I don't quite have everything I want yet, but it has what it needs right now.
I did the majority of this today, so it might seem a tiny bit rushed. More work on formatting and such will of course be done.

Thanks to lgarron for the *.cubing.net hub!

-statue


----------



## waffle=ijm (Jun 20, 2011)

should make rant section.


----------



## Cyrus C. (Jun 20, 2011)

<3


----------



## StachuK1992 (Jun 20, 2011)

waffle=ijm said:


> should make rant section.


 I already posted my 3x3 Methods ramblings.
Or did you want a whole section dedicated to various rantings?


----------



## macky (Jun 20, 2011)

Nice. But I hope you'll move stuff from /blog/ to more proper folders. Blogs with tags/categories can work ok for articles, not so much for method/algorithm documentations.

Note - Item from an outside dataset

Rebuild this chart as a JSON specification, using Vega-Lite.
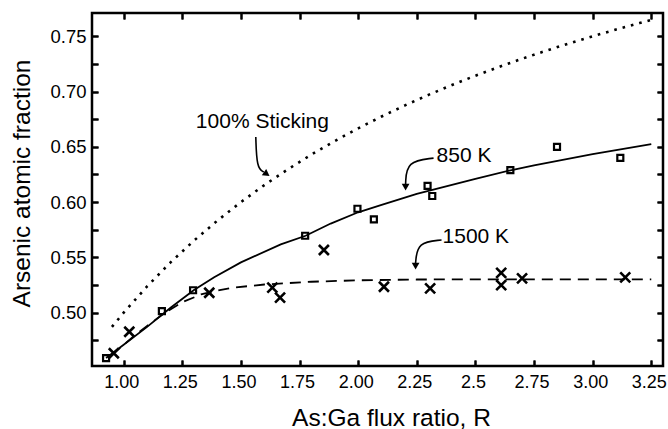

And thanks to Lucas indeed! We definitely needed this.


----------



## StachuK1992 (Jun 20, 2011)

Erm, I may have just broken my site...
Give me a bit? >_> It was working nicely, too.


----------



## waffle=ijm (Jun 20, 2011)

StachuK1992 said:


> I already posted my 3x3 Methods ramblings.
> Or did you want a whole section dedicated to various rantings?


 
yesu.


----------



## AustinReed (Jun 20, 2011)

Needs some color! Other than that, pretty good.


----------



## izovire (Jun 20, 2011)

I like the parts where it says...



> The requested URL /poetry/ was not found on this server.
> 
> Additionally, a 404 Not Found error was encountered while trying to use an ErrorDocument to handle the request.



Great poem btw.


----------



## StachuK1992 (Jun 20, 2011)

StachuK1992 said:


> Erm, I may have just broken my site...
> Give me a bit? >_> It was working nicely, too.


 So, that was fun.
*whistles*


----------



## Hershey (Jun 20, 2011)

> Not Found
> 
> The requested URL /index.php was not found on this server.
> 
> Additionally, a 404 Not Found error was encountered while trying to use an ErrorDocument to handle the request.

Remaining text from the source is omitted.